In most computer asynchronous mode of data transfer is used in which two component have a different clock. Data transfer can occur between data in two ways serial and parallel. In case of parallel multiple lines are used to send a single bit whereas in serial transfer each bit is send one at a time. To tell other devices when the character/data will be given a concept of start and end bit is used. A start bit is denoted by 0 and stop bit is detected when line return to 1-state at least one time, here 1-state means that there is not data transfer is occurring.
When a character is not being sent then line is kept in state 1. Start of character is detected when a 0 is sent. The character bit always come after 0 bit. After last bit is sent the state of line to become 1.

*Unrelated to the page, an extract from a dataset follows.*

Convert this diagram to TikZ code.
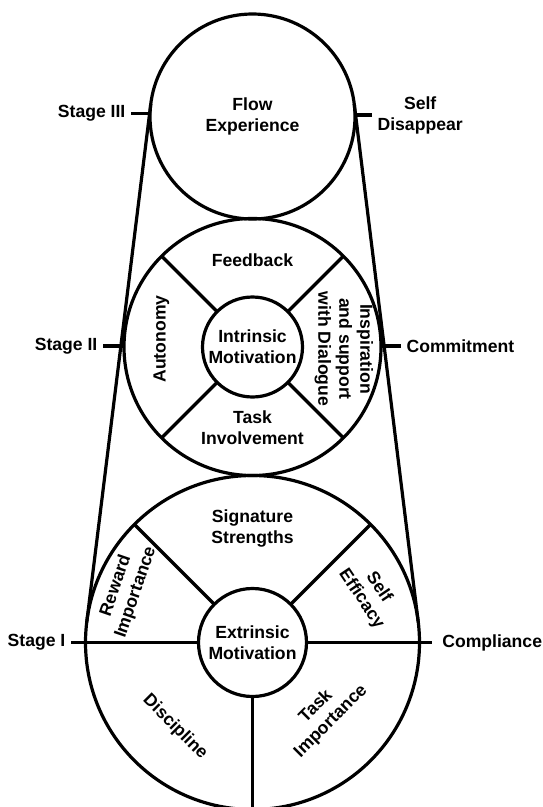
\documentclass[tikz,border=0pt]{standalone}
\usepackage{fontspec}
\setmainfont{Liberation Sans}
\tikzset{
  every picture/.style={line join=round},
  % circles of the three stages, drawn as nodes so spokes can use their anchors
  ring/.style={circle, draw, line width=3.2pt, inner sep=0pt, outer sep=0pt, align=center},
  % stage names and outcomes on the two sides
  stagelbl/.style={inner xsep=4pt, inner ysep=0pt, align=center},
  % texts inside the sectors
  part/.style={align=center, inner sep=0pt},
}
\begin{document}
\begin{tikzpicture}[x=1pt, y=-1pt, line width=3.2pt, font=\fontsize{17.6}{21}\selectfont\bfseries]
  \fill[white] (0,0) rectangle (542,807);
  \useasboundingbox (0,0) rectangle (542,807);

  % stage III
  \node[ring, minimum size=205] (flow) at (252.5,116.5) {Flow\\Experience};
  \node[stagelbl, anchor=east] (s3) at (131,113.5) {Stage III};
  \node[stagelbl, anchor=west] (selfd) at (372,115) {Self\\Disappear};
  \draw (s3.east) -- (s3.east -| flow.west);
  \draw (selfd.west) -- (selfd.west -| flow.east);

  % stage II
  \node[ring, minimum size=257] (mid) at (252.5,347) {};
  \node[ring, minimum size=100] (intr) at (252.5,347) {Intrinsic\\Motivation};
  \foreach \a in {45,135,225,315}
    \draw (intr.\a) -- (mid.\a);
  \node[part] (feedback) at (252.5,260) {Feedback};
  \node[part] (involve) at (252.5,428) {Task\\Involvement};
  \node[part, rotate=90] (autonomy) at (161.5,339) {Autonomy};
  \node[part, rotate=-90] (inspire) at (344,349) {Inspiration\\and support\\with Dialogue};
  \node[stagelbl, anchor=east] (s2) at (103,346) {Stage II};
  \node[stagelbl, anchor=west] (commit) at (401,346) {Commitment};
  \draw (s2.east) -- (s2.east -| mid.west);
  \draw (commit.west) -- (commit.west -| mid.east);

  % stage I
  \node[ring, minimum size=334] (low) at (252.5,642.5) {};
  \node[ring, minimum size=108] (extr) at (252.5,642.5) {Extrinsic\\Motivation};
  \foreach \a in {45,135,270}
    \draw (extr.\a) -- (low.\a);
  \node[part] (signature) at (252.5,528) {Signature\\Strengths};
  \node[part, rotate=71] (reward) at (126,589) {Reward\\Importance};
  \node[part, rotate=-56] (efficacy) at (370,593) {Self\\Efficacy};
  \node[part, rotate=-45] (discipline) at (175,727) {Discipline};
  \node[part, rotate=45] (taskimp) at (323.5,714) {Task\\Importance};
  \node[stagelbl, anchor=east] (s1) at (71,642.5) {Stage I};
  \node[stagelbl, anchor=west, inner xsep=9pt] (comp) at (431.7,642.5) {Compliance};
  \draw (s1.east) -- (extr.west);
  \draw (extr.east) -- (comp.west);

  % common tangents of the top and bottom circles
  \draw (flow.173) -- (low.173);
  \draw (flow.7) -- (low.7);
\end{tikzpicture}
\end{document}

The diagram below shows this concept:
Figure 17 - Asynchronous mode
Here earlier state of line was 1 when a character has to be send a 0 is send and character bit are transferred.
Difference between serial and parallel transfer –
Serial | Parallel |
Require single line to send data | Require multiple line |
Less error and simple model | Error prone and complex working |
Economical | Expensive |
Slower data transfer | Faster data transfer |
Used for long distance | used for short distance |
Example: Computer to Computer | Example: Computer to Printer |
Asynchronous input output synchronization
Asynchronous input output is a form of input output processing that allows others devices to do processing before the transmission or data transfer is done.
Problem faced in asynchronous input output synchronization –
It is not sure that the data on the data bus is fresh or not as their no time slot for sending or receiving data.
This problem is solved by following mechanism:
Strobe
Handshaking
Data is transferred from source to destination through data bus in between.
1. Strobe Mechanism:
Source initiated Strobe – When source initiates the process of data transfer. Strobe is just a signal.
(i) First, source puts data on the data bus and ON the strobe signal.
(ii) Destination on seeing the ON signal of strobe, read data from the data bus.
(iii) After reading data from the data bus by destination, strobe gets OFF.
Signals can be seen as:
It shows that first data is put on the data bus and then strobe signal gets active.
Destination initiated signal – When destination initiates the process of data transfer.
(i) First, the destination ON the strobe signal to ensure the source to put the fresh data on the data bus.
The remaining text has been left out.